Cryptic transmission of SARS-CoV-2 in Washington State

transPhyloTools is a set of tools for transmission tree, phylogenetic, and evolutionary simulation

I’m prototyping tools in Matlab to explore ideas and model structures. While all tools are usable in principle for research, no effort has gone into performance and some patterns are anti-optimized for matlab’s memory management. Promising tools will be reimplemented in Python/R/C++/CUDA as appropriate.

treeClusterSim

treeClusterSim is a prototype of the next-generation of transmission models that take the “pathogens-eye view” of transmission. The key ideas are that:

  1. the transmission tree is fundamental (whether we care to observe it or not).
  2. there are 2 scales of transmission– within-population (deme/node) mixing according to a model, and between population that can be spontaneously spawned.
  3. nodes in the tree are infections, not individuals, regions etc. In simulation, the only metadata that has meaning is time.
  4. All information about hidden states are statistical questions or post-hoc mapping questions, and not dynamical questions. The goal of the prototype is to develop these ideas and see where they break down.

augmentTransTree

augmentTransTree is a tool to add attributes to transmission trees that share the linelist output format from treeClusterSim. The idea of this tool is that any attribute or “state” information that doesn’t affect the pathogens-eye view of transmsision can be added after the transmission tree is generated.

For exaple, treeClusterSim assumes that the pathen experiences SIR-like pockets within a larger world, and augmentTransTree can post-hoc annotate attributes of the sampled pathogens (or their hosts) in those pockets.

  • pathogen attributes (not yet implemented)
    1. sequences assuming neutral evolution
  • host attributes
    1. age, sex, vaccination status, sampling modality…
    2. geographic location (with a spatial connectivity model)

observeTransTree

observeTransTree provides tools to implement a complex sampling strategy based on metadata generated by augmentTransTree.m.

phyTreeFromTransTree

phyTreeFromTransTree downsamples a complete transmission tree (provided as an edgelist of who infected whom and when and a set of observed tips) into a bifurcating phylogenetic tree. The main function is samplePhyloTree.m, and you can step through a demo with buildExample.m.

Typical workflow

  1. Generate complete linelist of infections with metadata and known ancestors from treeClusterSim or your favorite model.
    • If you use your own model, valid linelist output for downstream processing must look like this test example. The three required columns are id, infectedById, and timeInfected. Other columns can include additional metadata, individual traits relevant to transmission, etc, and these may may be useful for augmentTransTree and observeTransTree but are not required.
    • Required column specification
      • id must contain a list of unique identifiers for every infection in the simulation run. The datatype can be either character or numeric–it is only essential that the IDs are unique, otherwise downstream processing into trees will break.
      • infectedById is the unique identifier of the parent of each infection in id.
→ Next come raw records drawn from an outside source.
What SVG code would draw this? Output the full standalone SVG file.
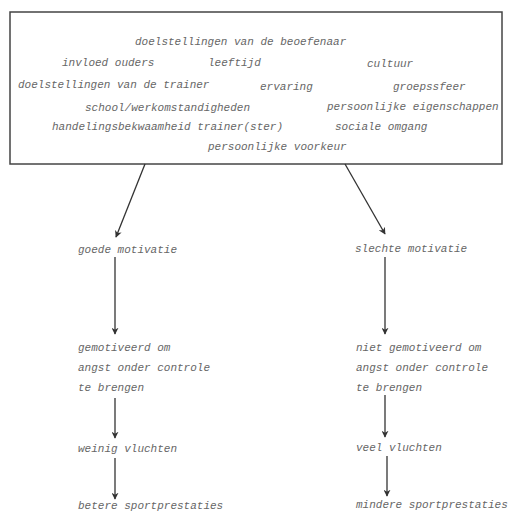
<svg xmlns="http://www.w3.org/2000/svg" width="510" height="514" viewBox="0 0 510 514">
<style>
.t{font-family:"Liberation Mono","DejaVu Sans Mono",monospace;font-style:italic;font-size:11px;fill:#666}
.c{stroke:#333;stroke-width:1.3;fill:none}
</style>
<defs>
<marker id="ah" viewBox="0 0 10 10" refX="9" refY="5" markerWidth="7" markerHeight="7" orient="auto" markerUnits="userSpaceOnUse">
<path d="M0,0 L10,5 L0,10 L3,5 Z" fill="#333"/>
</marker>
</defs>
<rect width="510" height="514" fill="#fff"/>
<g id="factors">
<rect x="10" y="12" width="492" height="152" fill="none" stroke="#444" stroke-width="1.5"/>
<text class="t" x="135" y="45">doelstellingen van de beoefenaar</text>
<text class="t" x="62" y="66">invloed ouders</text>
<text class="t" x="208" y="66">leeftijd</text>
<text class="t" x="367" y="67">cultuur</text>
<text class="t" x="18" y="88">doelstellingen van de trainer</text>
<text class="t" x="260" y="90">ervaring</text>
<text class="t" x="393" y="90">groepssfeer</text>
<text class="t" x="85" y="111">school/werkomstandigheden</text>
<text class="t" x="327" y="110">persoonlijke eigenschappen</text>
<text class="t" x="52" y="130">handelingsbekwaamheid trainer(ster)</text>
<text class="t" x="335" y="130">sociale omgang</text>
<text class="t" x="208" y="150">persoonlijke voorkeur</text>
</g>
<g id="goede-motivatie"><text class="t" x="78" y="253">goede motivatie</text></g>
<g id="slechte-motivatie"><text class="t" x="355" y="252">slechte motivatie</text></g>
<g id="gemotiveerd">
<text class="t" x="78" y="351">gemotiveerd om</text>
<text class="t" x="78" y="371">angst onder controle</text>
<text class="t" x="78" y="391">te brengen</text>
</g>
<g id="niet-gemotiveerd">
<text class="t" x="356" y="351">niet gemotiveerd om</text>
<text class="t" x="356" y="371">angst onder controle</text>
<text class="t" x="356" y="391">te brengen</text>
</g>
<g id="weinig-vluchten"><text class="t" x="78" y="452">weinig vluchten</text></g>
<g id="veel-vluchten"><text class="t" x="356" y="451">veel vluchten</text></g>
<g id="betere"><text class="t" x="78" y="509">betere sportprestaties</text></g>
<g id="mindere"><text class="t" x="356" y="508">mindere sportprestaties</text></g>
<g id="connectors">
<line class="c" x1="145" y1="164" x2="116" y2="237" marker-end="url(#ah)"/>
<line class="c" x1="345" y1="164" x2="385" y2="234" marker-end="url(#ah)"/>
<line class="c" x1="115" y1="257" x2="115" y2="334" marker-end="url(#ah)"/>
<line class="c" x1="385" y1="257" x2="385" y2="334" marker-end="url(#ah)"/>
<line class="c" x1="115" y1="398" x2="115" y2="438" marker-end="url(#ah)"/>
<line class="c" x1="385" y1="395" x2="385" y2="437" marker-end="url(#ah)"/>
<line class="c" x1="115" y1="458" x2="115" y2="499" marker-end="url(#ah)"/>
<line class="c" x1="387" y1="456" x2="387" y2="496" marker-end="url(#ah)"/>
</g>
</svg>
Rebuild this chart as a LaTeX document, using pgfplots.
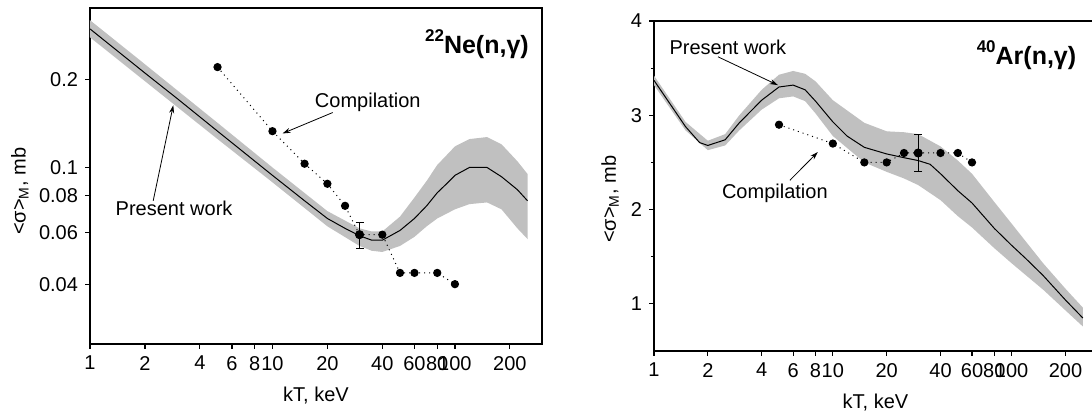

For id’s corresponding to individuals at the start of the simulation, where no infectedById exists, assign a “ROOT” label to infectedById. You can further structure those roots however you want (see treeClusterSim examples for ones with multiple independent roots) provided the string “ROOT” appears somewhere in the infectedById.
      • timeInfected must be the numeric time that id was infected. In downstream tree processing, we will assume that infections are sampled at the time of transmission. (It won’t be hard to add sampling time as distinct from infection time in future version of this software, but that isn’t an option right now.)
  2. (OPTIONAL) If you want to add some metadata that has no affect on transmission, configure and run augmentTransTree. See augmentTransTree/buildExample.m for more.
  3. (OPTIONAL) To downsample the complete linelist with an arbitrarily complex sampling frame given the metadata,see observeTransTree/buildExample.m.
  4. To generate a phylogenetic tree from a sample of the complete linelist, use the tools in phyTreeFromTransTree. See phyTreeFromTransTree/buildExample.m for workflow.
    • generate the full, true transmission tree from the full linelist. This transmission tree is a directed graph that contains all infections as nodes.
    • generate the downsampled true transmission tree from the full tree given the list of sampled infections. This directed graph only contains sampled infections and ancestors of the sample.
    • transform the downsampled transmission tree into a time-scaled phylogenetic tree. This transforms a transmission tree in which sampled nodes can be internal to one where all sampled nodes are tips and internal nodes are only the N-1 most recent common ancestors of the sample.

Complete examples of the workflow applied to respiratory illness are available in the parallel repo transGenEpi/seattleFluSimulatedData.